Cinq camions d’incendie pour Conakry
Toutefois, à la direction du Service Incendie, un démembrement de la Direction générale de la Protection civile, Bintou Sylla, assistante du directeur, a accepté de parler à Ouestaf News. Selon elle, la moyenne des incendies sur les quatre dernières années se situe entre 270 et 400. L’essentiel de ces drames, qui surviennent dans le Grand-Conakry est causé, toujours selon Bintou Sylla, par des courts-circuits. Et dans la plupart des cas, ce sont des sociétés privées qui viennent à la rescousse des autorités publiques. Faute de moyens au sein de ses services, la Protection civile se rabat sur les sociétés privées.
Le centres d’intervention et de secours de Kaloum est le plus grand du pays. Il couvre en théorie les communes de Kassa, Dixinn, Matam ainsi que Kaloum, centre administratif de Conakry. Ensemble, ces communes polarisent plus de 1,2 million de personnes, selon le dernier recensement général de la population et de l’habitat effectué en 2014 en Guinée.
Le commandant de l’unité de Kaloum, Souleymane Camara, qui a quitté entre-temps ce poste, indique que sa structure ne dispose que d’un seul camion. Un vieil engin de premier secours destiné à circonscrire un feu. Mais pas d’ambulance : « Quand il y a deux incendies en même temps dans des lieux différents, nous faisons le choix d’intervenir ici et pas là-bas ».
En septembre 2023, l’ex-Premier ministre Bernard Goumou, le patron du Conseil national de la transition (CNT) Dansa Kourouma et le ministre de la Sécurité et de la Protection civile Bachir Diallo ont posé la première pierre de la construction de la caserne moderne du centre. Les travaux n’ont pas encore démarré.

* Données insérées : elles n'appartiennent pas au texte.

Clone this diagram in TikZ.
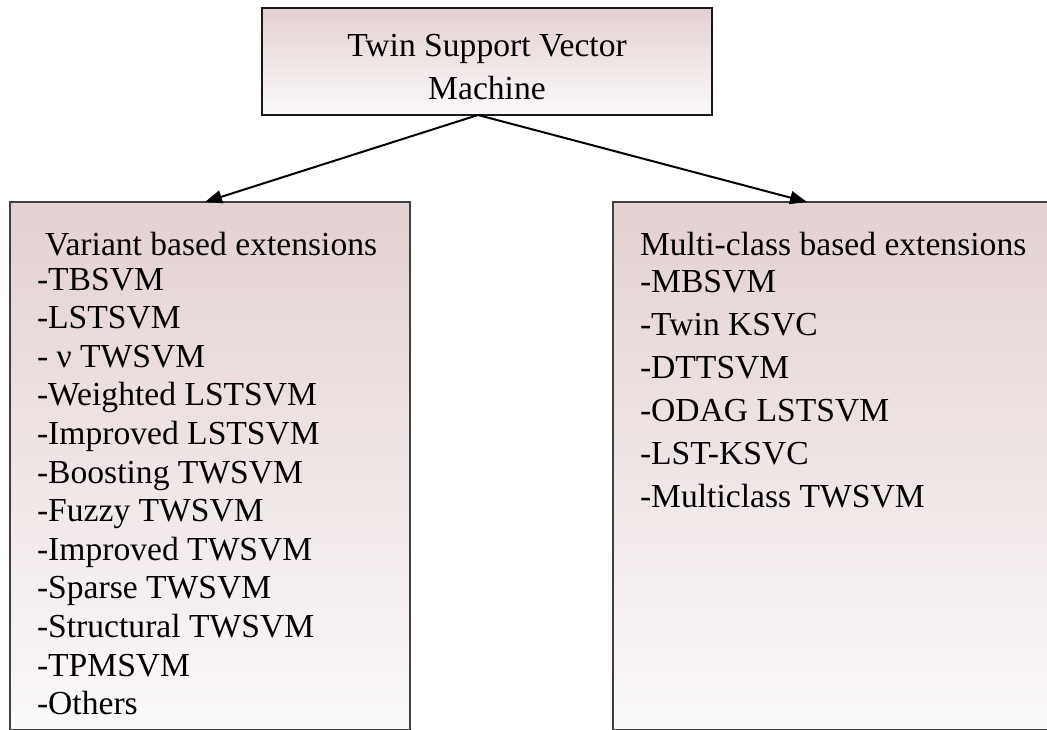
\documentclass[tikz,border=0pt]{standalone}
\usepackage{fontspec}
\setmainfont{Liberation Serif}
\usetikzlibrary{arrows.meta}
\definecolor{pinktop}{RGB}{228,209,210}
\definecolor{pinkbot}{RGB}{251,249,249}
\tikzset{
  topbox/.style={draw=black!90, line width=2.2pt, top color=pinktop, bottom color=pinkbot, inner sep=0pt, outer sep=0pt, anchor=north west},
  listbox/.style={draw=black!75, line width=1.6pt, top color=pinktop, bottom color=pinkbot, inner sep=0pt, outer sep=0pt, anchor=north west},
  txt/.style={inner sep=0pt, outer sep=0pt, font=\fontsize{33.6}{38.7}\selectfont, text=black},
  link/.style={draw=black, line width=2pt, -{Triangle[length=17pt,width=13pt]}}
}
\begin{document}
\begin{tikzpicture}[x=1pt,y=-1pt]
\useasboundingbox (0,0) rectangle (1047,729);
% boxes
\node[topbox, minimum width=450pt, minimum height=107pt] (top) at (262,8) {};
\node[listbox, minimum width=400pt, minimum height=528pt] (left) at (10,202) {};
\node[listbox, minimum width=440pt, minimum height=528pt] (right) at (613,202) {};
% top text
\node[txt, anchor=base] (t1) at (487,56) {Twin Support Vector};
\node[txt, anchor=base] (t2) at (487,99) {Machine};
% left list
\node[txt, anchor=base west] (lh) at (45,255) {Variant based extensions};
\foreach \t [count=\i] in {-TBSVM,-LSTSVM,- ν TWSVM,-Weighted LSTSVM,-Improved LSTSVM,-Boosting TWSVM,-Fuzzy TWSVM,-Improved TWSVM,-Sparse TWSVM,-Structural TWSVM,-TPMSVM,-Others}
  \node[txt, anchor=base west] (l\i) at (37,{290+38.6*(\i-1)}) {\t};
% right list
\node[txt, anchor=base west] (rh) at (640,255) {Multi-class based extensions};
\node[txt, anchor=base west] (r1) at (640,292) {-MBSVM};
\foreach \t [count=\i from 2] in {-Twin KSVC,-DTTSVM,-ODAG LSTSVM,-LST-KSVC,-Multiclass TWSVM}
  \node[txt, anchor=base west] (r\i) at (640,{292+43*(\i-1)}) {\t};
% connectors
\coordinate (src) at (478,115);
\coordinate (ltip) at (205,202);
\coordinate (rtip) at (807,202);
\draw[link] (src) -- (ltip);
\draw[link] (src) -- (rtip);
\end{tikzpicture}
\end{document}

La situation n’est pas meilleure au centre d’intervention et de secours de Ratoma, le troisième CIS de la capitale. Selon un employé dudit centre, Conakry, avec ses trois millions d’habitants, ne dispose que de cinq camions d’incendie, tous du matériel de premiers secours. La même source ajoute : « Nous faisons avec ce que nous avons sous la main ».
Le colonel des sapeurs-pompiers à la retraite Djibril Kaké résume la situation de la Protection civile en deux mots : incompétence et manque de ressources financières.
Pour changer le visage du secteur, cet officier retraité suggère le changement du mode de recrutement, en confiant cette tâche à une structure indépendante. Il propose aussi de sortir la Protection civile de la tutelle du ministère de la Sécurité : « Si elle est autonome, ses responsables peuvent aller chercher les financements ailleurs. Mais dans les conditions actuelles, rien ne va changer, parce que ce n’est pas la priorité des autorités ».
Face à la crise, le 5 octobre 2024, le gouvernement a annoncé la signature avec la banque mondiale d’un accord de financement de 50 millions de dollars américains (plus de 427,6 milliards de francs guinéens, soit plus de 31,2 milliards de FCFA) pour l’acquisition d’équipements pour la protection civile guinéenne.